Le problème récurrent, c’est que ça fonctionne trop bien. Et que les entreprises manifestent leur humeur aux étudiants zélés. En effet, comme les bourgeoises délaissées par leur mari, les stocks ont une vie occulte. Ils s’offrent à la tombée de la nuit.

En fait, tout le monde se sert. Le patron en premier. Et pour entretenir de bonnes relations avec les partenaires sociaux, il faut souvent faire des journées portes ouvertes. Même Access parvient à se rendre compte quand quelqu’un se sucre. Faut dire qu’il a été à la bonne école. Et le problème est là : il faut qu’il soit fiable. Mais pas trop quand même. Qu’est-ce donc qu’un étudiant bien formé ?
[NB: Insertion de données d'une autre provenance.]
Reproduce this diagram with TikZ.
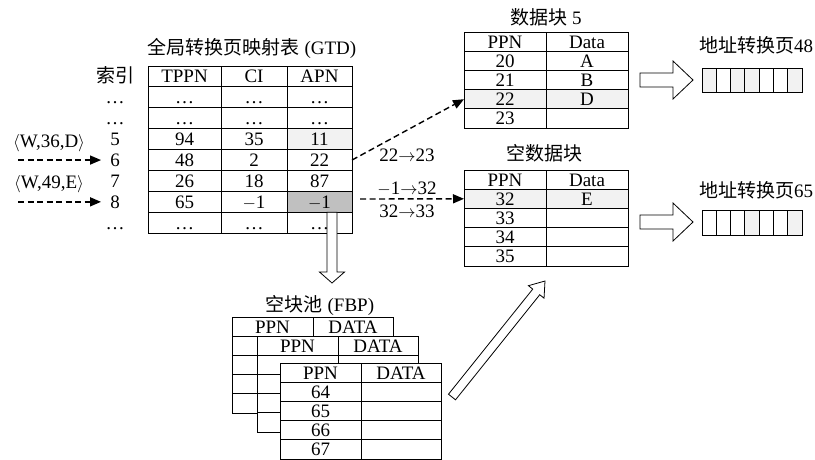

Je prends un autre exemple. Le transport de la marchandise. Est-ce que le but est que l’étudiant sache organiser une tournée cohérente avec force calcul des flux, méthode des écarts et tout le toutim ? Non. De toute façon, ce sera un échec. En revanche, avec les nouveaux chronotachygraphes, s’il sait un peu d’électronique pour bidouiller sans que les flics s’en aperçoivent (l’attaque frontale sur les fusibles étant trop basse) ou plus simplement, s’il arrive à faire comprendre aux bourrins qui conduisent les bahuts qu’ils peuvent faire un excès de vitesse style pays de l’est sans dépasser 1 min 45 (le chrono n’y voit que du feu), ça, ça a une autre gueule.

Dans le registre commercial, je me souviens d’une boîte qui faisait grand commerce de systèmes d’alarmes et d’extincteurs. La cible : le vieux. Les Bts de commerce travaillaient l’ancêtre jusqu’à pas d’heure pour qu’il achète de quoi équiper une caserne et qu’il cache sa faiblesse à ses enfants (faut tout de même pas qu’il y ait rétractation le lendemain sur un chèque tout chaud).

Donc, je ne sais pas trop ce que veulent les entreprises. Mais je peux t’assurer que quand tu demandes à un alternance français de s’exprimer à peu près correctement en français, là tu sombres dans l’originalité. Ca sent le reportage de France 3 Région un coup de cette envergure.